Acid is an Indian psychedelic novel written by novelist Sangeetha Sreenivasan. Originally written in Malayalam, the author herself translated this into English. It is her third novel.

==Plot==
Acid is a novel that focus on lives of two lesbian women named Kamala and Shaly, and Kamala's twin sons, Aadi and Shiva. Kamala lives in Bangalore with Shaly, her same-sex partner. They share an intense emotional and romantic relationship. Their lives are messy and heavily influenced by drug use, specifically LSD, which makes the story feel like a vivid, hallucinatory dream. Aadi is paralyzed, and Shiva spends his life taking care of him.

The novel discuss various topics like urban life of the middle class, the unrest of the nuclear family, the discomforts of marriage, the variants of sexuality, the intensity of intoxication, and new generation definitions of human relationships. Although the main characters are Kamala, Shaly, and Kamala's two children, there are also characters like Kamala's husband Madhavan, the maid Janu, and Shaly's mother.

==Reception==
Acid is Sangeetha's one of most critically acclaimed novel. If the novel were to be summed up in one line, it would be 'a stormy romance between two spectacularly strong women,' writes Smita Verma in the Financial Express. Sonali Majumdar from Hindustan Times wrote Acid as a tempestuous and turbulent trip, which is hallucinogenic, haywire, and is filled with a melancholia that is hard to shake off. Writer K. R. Meera in a review published in The Hindu, wrote that the book is likely a first book to go deep into unapologetic handling of same-sex affinity between two women. In a review published in The Telegraph India, S. D. Chaudary states that, as the possessor of a loneliness unique to each character, the novel does not deny the complexities of life that the characters go through. She also wrote that the image used to describe the emptiness of the characters is strong. Apoorva Sripathi of Scroll.in describes Acid as a hallucinatory novel that overturns traditional ideas of family and motherhood. Rahul Radhakrishnan from Indian express writes that, in Acid, Sangeetha combines the life of insecure characters with Middle-class urban life, nuclear family unrest, marital discomfort, variations of sexuality, the intensity of intoxication, the new generation of definitions of human relationships, and above all, the colors, rhythms, and stumbles of a metropolis that never sets at night.

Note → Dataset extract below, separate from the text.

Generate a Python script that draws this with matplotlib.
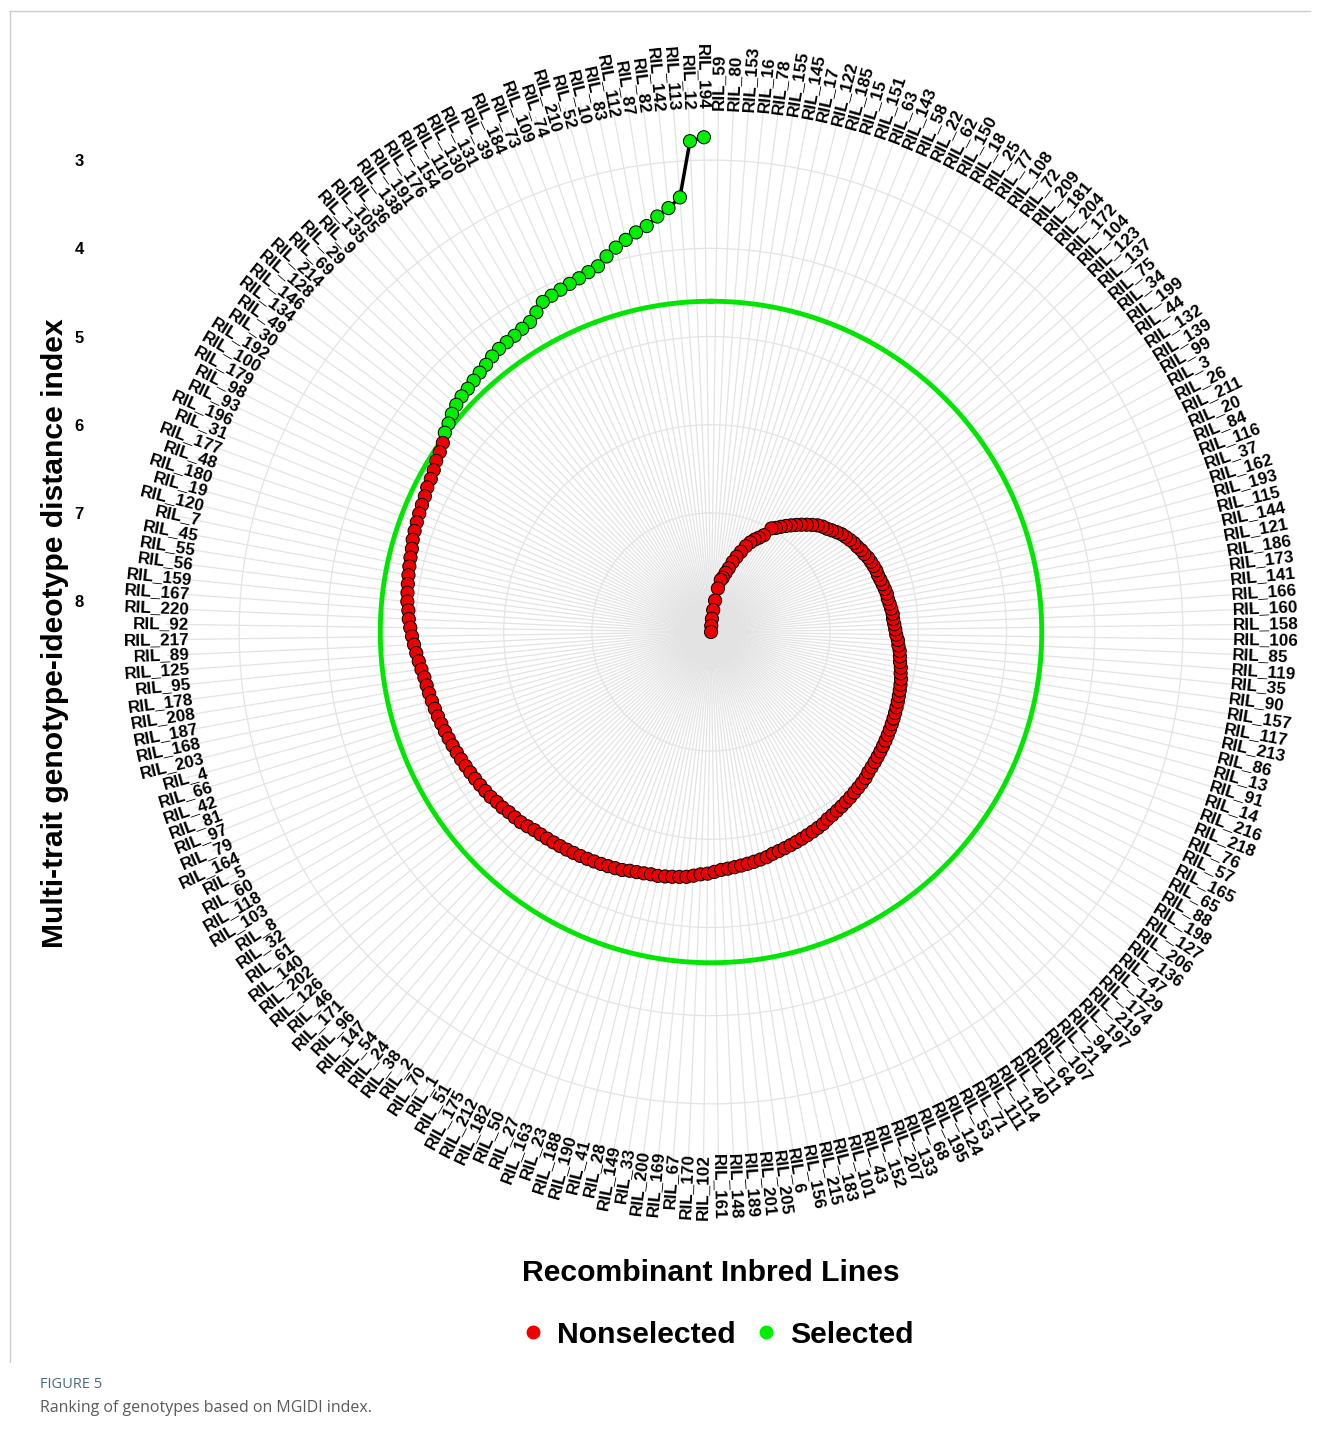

In an article written in Manorama Online under the title Veeryamerum vishalayani, Njettikkum ee acid (meaning:A powerful poison, This acid will shock you), G. Pramod criticizes the cover page of the Malayalam edition for giving a tag line that suggests that this is a lesbian novel. He writes that this will disappoint readers who come looking for a lesbian centred novel after reading this tag, that love between two women is only one of the many topics the novel deals with, and that even after reading the entire novel, what sticks in the mind is not lesbian love as the central theme, but rather the life crises of the modern, urban-centered era, the increasing infidelity, including in marital relationships, people eager to break the barriers of moral and ethical laws, and the tragedies of drug abuse in the life.

==Awards==
The Malayalam edition of the novel received the Thoppil Ravi award in 2017.